メルカリ返品詐欺騒動、「出品者は確実にだませるカモ」なのか?購入者保護の仕組みを悪用する手口と対策
■ 「なんでもOK」で成長してきた 高橋:メルカリというプラットフォームは「ユーザー間の合意があれば、(禁止されたものを除いて)何でも売り買いしてOK」というモデルがウケ、成長してきました。高額な転売品や使用済みの化粧品、野菜をはじめとする生鮮食品の販売なども見られます。 もちろん、法律上問題のある商品だけではなく、たびたび問題視される「宿題代行」など倫理的に問題のある商品についても、メルカリは出品禁止を明確にしていますが、それでも出品される商品は実に多様です。 「何でも売り買いしてOKだからユーザーの支持を受けてきた」メルカリが詐欺的な事例が増えてきたからと、ユーザーに対する規制を厳しくしすぎると、ビジネスとしての優位性も損なわれかねません。 ──使用済みの化粧品も出品されているのですね。
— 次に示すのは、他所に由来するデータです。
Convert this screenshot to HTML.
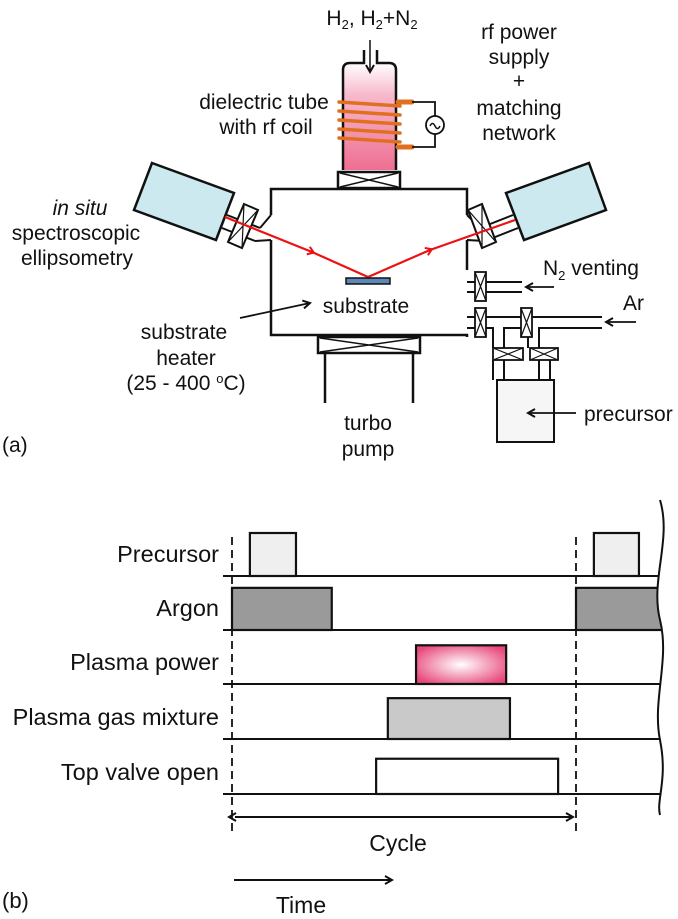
<!DOCTYPE html>
<html><head><meta charset="utf-8">
<style>
html,body{margin:0;padding:0;background:#fff;}
svg{display:block;}
text{font-family:"Liberation Sans",sans-serif;font-size:21px;fill:#111;}
</style></head>
<body>
<svg id="fig" width="678" height="919" viewBox="0 0 678 919" xmlns="http://www.w3.org/2000/svg">
<defs>
<linearGradient id="tubeGrad" x1="0" y1="0" x2="0" y2="1">
<stop offset="0" stop-color="#fff"/><stop offset="0.3" stop-color="#f7b9cc"/><stop offset="1" stop-color="#ee6f92"/>
</linearGradient>
<radialGradient id="plasmaGrad" cx="0.5" cy="0.5" r="0.6">
<stop offset="0" stop-color="#fff"/><stop offset="1" stop-color="#e8477a"/>
</radialGradient>
<marker id="ah" markerWidth="10" markerHeight="10" refX="8" refY="5" orient="auto" markerUnits="userSpaceOnUse">
<path d="M1,1 L8,5 L1,9" fill="none" stroke="#111" stroke-width="2"/></marker>
<marker id="ahs" markerWidth="10" markerHeight="10" refX="2" refY="5" orient="auto-start-reverse" markerUnits="userSpaceOnUse">
<path d="M1,1 L8,5 L1,9" fill="none" stroke="#111" stroke-width="2"/></marker>
<marker id="ahr" markerWidth="12" markerHeight="12" refX="6" refY="6" orient="auto" markerUnits="userSpaceOnUse">
<path d="M2,2 L8,6 L2,10" fill="none" stroke="#e11" stroke-width="2"/></marker>
</defs>

<g stroke="#111" stroke-width="2.5" fill="none">
  <path d="M271,215 V189 H467 V215 M271,240 V335 H467 V337 M467,240 V270" fill="none"/>
  <path d="M343,170 V70 Q343,63 350,63 H389 Q396,63 396,70 V170 Z" fill="url(#tubeGrad)" stroke="none"/>
  <path d="M343,170 V70 Q343,63 350,63 H364 V50 M377,50 V63 H389 Q396,63 396,70 V170"/>
  <line x1="370" y1="40" x2="370" y2="72" stroke-width="1.5" marker-end="url(#ah)"/>
  <g stroke="#e07020" stroke-width="3.5" stroke-linecap="round">
    <line x1="339" y1="102" x2="400" y2="106"/>
    <line x1="339" y1="111" x2="400" y2="115"/>
    <line x1="339" y1="120" x2="400" y2="124"/>
    <line x1="339" y1="129" x2="400" y2="133"/>
    <line x1="339" y1="138" x2="400" y2="142"/>
    <line x1="398" y1="102" x2="412" y2="102" stroke-width="5"/>
    <line x1="398" y1="147" x2="412" y2="147" stroke-width="5"/>
  </g>
  <path d="M412,102 H435 V116 M435,134 V147 H412" stroke-width="1.8"/>
  <circle cx="435" cy="125" r="9" stroke-width="1.8" fill="#fff"/>
  <path d="M430,126 q2.5,-5 5,0 t5,0" stroke-width="1.5"/>
  <rect x="338" y="172" width="62" height="16" fill="#fff"/>
  <path d="M340,173 L398,187 M340,187 L398,173" stroke-width="1.5"/>
  <rect x="318" y="337" width="102" height="16" fill="#fff"/>
  <path d="M320,338 L418,352 M320,352 L418,338" stroke-width="1.5"/>
  <line x1="325" y1="353" x2="325" y2="403"/>
  <line x1="413" y1="353" x2="413" y2="403"/>
  <polygon points="152,163 234,193 216,240 134,210" fill="#cce9ef"/>
  <polygon points="589,163 606,210 524,240 506,193" fill="#cce9ef"/>
  <path d="M227,215 L260,228 M222,228 L255,241 M271,215 L260,228 M271,240 L255,241" stroke-width="2"/>
  <path d="M513,215 L480,228 M518,228 L485,241 M467,215 L480,228 M467,240 L485,241" stroke-width="2"/>
  <polygon points="244,204 258,210 242,248 228,242" fill="#fff" stroke-width="2"/>
  <path d="M244,204 L242,248 M258,210 L228,242" stroke-width="1.2"/>
  <polygon points="482,204 496,242 482,248 468,210" fill="#fff" stroke-width="2"/>
  <path d="M482,204 L482,248 M468,210 L496,242" stroke-width="1.2"/>
  <g stroke="#e11" stroke-width="2.2">
    <line x1="225" y1="217" x2="312" y2="252" marker-end="url(#ahr)"/>
    <line x1="312" y1="252" x2="368" y2="277"/>
    <line x1="368" y1="277" x2="430" y2="250" marker-end="url(#ahr)"/>
    <line x1="430" y1="250" x2="515" y2="220"/>
  </g>
  <rect x="346" y="278" width="44" height="6" fill="#5b88b8" stroke-width="1.5"/>
  <line x1="240" y1="318" x2="310" y2="303" stroke-width="1.8" marker-end="url(#ah)"/>
  <path d="M467,282 H522 M467,292 H522" stroke-width="2"/>
  <rect x="475" y="272" width="11" height="29" fill="#fff" stroke-width="1.8"/>
  <path d="M475,272 L486,301 M486,272 L475,301" stroke-width="1.2"/>
  <line x1="554" y1="287" x2="526" y2="287" stroke-width="1.8" marker-end="url(#ah)"/>
  <path d="M467,317 H602 M467,328 H493 V348 M504,348 V328 H528 V348 M539,348 V328 H602" stroke-width="2"/>
  <rect x="475" y="308" width="11" height="29" fill="#fff" stroke-width="1.8"/>
  <path d="M475,308 L486,337 M486,308 L475,337" stroke-width="1.2"/>
  <rect x="521" y="308" width="11" height="29" fill="#fff" stroke-width="1.8"/>
  <path d="M521,308 L532,337 M532,308 L521,337" stroke-width="1.2"/>
  <line x1="636" y1="322" x2="606" y2="322" stroke-width="1.8" marker-end="url(#ah)"/>
  <path d="M493,360 V380 M504,360 V380 M539,360 V380 M550,360 V380" stroke-width="2"/>
  <rect x="493" y="348" width="30" height="12" fill="#fff" stroke-width="1.8"/>
  <path d="M493,348 L523,360 M523,348 L493,360" stroke-width="1.2"/>
  <rect x="530" y="348" width="28" height="12" fill="#fff" stroke-width="1.8"/>
  <path d="M530,348 L558,360 M558,348 L530,360" stroke-width="1.2"/>
  <rect x="497" y="380" width="57" height="62" fill="#f6f6f6" stroke-width="2"/>
  <line x1="576" y1="413" x2="528" y2="413" stroke-width="1.8" marker-end="url(#ah)"/>
</g>

<g>
  <text x="372" y="25" text-anchor="middle">H<tspan font-size="13" dy="4">2</tspan><tspan dy="-4">, H</tspan><tspan font-size="13" dy="4">2</tspan><tspan dy="-4">+N</tspan><tspan font-size="13" dy="4">2</tspan></text>
  <text text-anchor="middle">
    <tspan x="519" y="39">rf power</tspan><tspan x="519" y="64">supply</tspan><tspan x="519" y="88">+</tspan><tspan x="519" y="115">matching</tspan><tspan x="519" y="140">network</tspan></text>
  <text text-anchor="middle"><tspan x="264" y="109">dielectric tube</tspan><tspan x="266" y="134">with rf coil</tspan></text>
  <text text-anchor="middle"><tspan x="80" y="215" font-style="italic">in situ</tspan><tspan x="76" y="240">spectroscopic</tspan><tspan x="77" y="265">ellipsometry</tspan></text>
  <text x="366" y="313" text-anchor="middle">substrate</text>
  <text text-anchor="middle"><tspan x="184" y="339">substrate</tspan><tspan x="186" y="365">heater</tspan><tspan x="186" y="390">(25 - 400 <tspan font-size="13" dy="-7">o</tspan><tspan dy="7">C)</tspan></tspan></text>
  <text text-anchor="middle"><tspan x="368" y="430">turbo</tspan><tspan x="368" y="456">pump</tspan></text>
  <text x="543" y="275">N<tspan font-size="13" dy="5">2</tspan><tspan dy="-5"> venting</tspan></text>
  <text x="623" y="310">Ar</text>
  <text x="584" y="421">precursor</text>
  <text x="2" y="452">(a)</text>
</g>

<g id="timing"></g>
</svg>
<script>
// Timing diagram data (time in % of one cycle)
const rows = ["Precursor", "Argon", "Plasma power", "Plasma gas mixture", "Top valve open"];
const pulseStart = [5.2, 0, 53.5, 45.3, 41.9];
const pulseEnd = [18.6, 29, 79.7, 80.8, 94.8];
const nextStart = [105.2, 100, null, null, null];
const nextEnd = [118.3, 130, null, null, null];
const pulseLevel = [1.0, 0.98, 0.9, 0.95, 0.82];
const fills = ["#efefef", "#9a9a9a", "url(#plasmaGrad)", "#c9c9c9", "#ffffff"];

const NS = "http://www.w3.org/2000/svg";
const g = document.getElementById("timing");
const x0 = 232, x1 = 576;
function xs(t){ return x0 + (t/100)*(x1-x0); }
const baseY = [576, 630, 684, 739, 794];
const rowH = 43;
function ys(i, v){ return baseY[i] - v*rowH; }
function mk(tag, attrs){ const e=document.createElementNS(NS,tag); for(const k in attrs) e.setAttribute(k,attrs[k]); g.appendChild(e); return e; }

const clip = document.createElementNS(NS,"clipPath"); clip.setAttribute("id","wavyClip");
const cp = document.createElementNS(NS,"path"); cp.setAttribute("d","M0,0 H660 V500 C672,540 650,580 660,620 C670,660 652,700 660,740 C668,780 656,800 660,815 V919 H0 Z");
clip.appendChild(cp); g.appendChild(clip);

rows.forEach((name,i)=>{
  const lab = mk("text",{x:219,y:baseY[i]-22+8,"text-anchor":"end",style:"font-size:23.5px"});
  lab.textContent = name;
  
  
  const r = mk("rect",{x:xs(pulseStart[i]),y:ys(i,pulseLevel[i]),width:xs(pulseEnd[i])-xs(pulseStart[i]),height:pulseLevel[i]*rowH,fill:fills[i],stroke:"#111","stroke-width":2.2,"clip-path":"url(#wavyClip)"});
  
  
  if(nextStart[i]!==null){
    const r2 = mk("rect",{x:xs(nextStart[i]),y:ys(i,pulseLevel[i]),width:xs(nextEnd[i])-xs(nextStart[i]),height:pulseLevel[i]*rowH,fill:fills[i],stroke:"#111","stroke-width":2.2,"clip-path":"url(#wavyClip)"});
    
    
  }
  const bl = mk("line",{x1:223,y1:baseY[i],x2:664,y2:baseY[i],stroke:"#111","stroke-width":2,"clip-path":"url(#wavyClip)"});
  
  
});
[0,100].forEach(t=>{
  const d = mk("line",{x1:xs(t),y1:537,x2:xs(t),y2:833,stroke:"#111","stroke-width":1.8,"stroke-dasharray":"8,5"});
  
  
});
const w = mk("path",{d:"M660,500 C672,540 650,580 660,620 C670,660 652,700 660,740 C668,780 656,800 660,815",fill:"none",stroke:"#111","stroke-width":2});


const ca = mk("line",{x1:xs(0)+3,y1:817,x2:xs(100)-3,y2:817,stroke:"#111","stroke-width":2,"marker-start":"url(#ahs)","marker-end":"url(#ah)"});


const ct = mk("text",{x:398,y:851,"text-anchor":"middle",style:"font-size:23px"}); ct.textContent="Cycle";


const ta = mk("line",{x1:234,y1:880,x2:392,y2:880,stroke:"#111","stroke-width":2,"marker-end":"url(#ah)"});


const tt = mk("text",{x:301,y:913,"text-anchor":"middle",style:"font-size:23px"}); tt.textContent="Time";


const pb = mk("text",{x:2,y:908,style:"font-size:22px"}); pb.textContent="(b)";


</script>
</body></html>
そもそも、メルカリで熱心に売り買いをする人たちは、どんな特徴があるのですか。商品画像をメルカリにアップして、買い手とやり取りして、商品を発送するという一連のやり取りは、非常に手間な印象があるのですが。
■ 「自由」と「自己責任」のバランスは? 高橋:言葉を選ばずにいうと「儲けは多くなくても時間と手間を惜しまない人たち」がヘビーユーザーである、という側面はあると思います。 中でも、返品詐欺を働くような人たちは常習性があり、わずかな利益を確保するために躍起になっています。たとえば、「開封済みのブランド化粧品」と謳って、化粧品の中身を安いものにすり替えて販売する人もいます。儲けの額は、せいぜい数百円、いっても2000~3000円程度ではないでしょうか。 また、売る方も買う方も、メルカリにおいては可処分時間が長い人の方がハマりやすい面があります。日常の不用品などはお金にならないことも多いのですが、儲けが少なくてもそれを大事にできる人たちということですね。出品して獲得した「メルカリポイント」を、メルカリ内で商品を買うことで消費する「メルカリ経済圏」に取り込まれている若者も多いです。 使用済み化粧品がよく売れるのも「先の方をピッと削ってしまえば、問題なく使える」と考える人が多いからです。 メルカリはユーザーに「自由」を与える代わりに基本的には「自己責任」を前提とすることで急拡大しました。ここにきて、そのひずみが大きくなっています。抜本的な改革は難しいのでしょうが、返品不可記載ルールの見直しを含め、何らかの対応を余儀なくされるでしょう。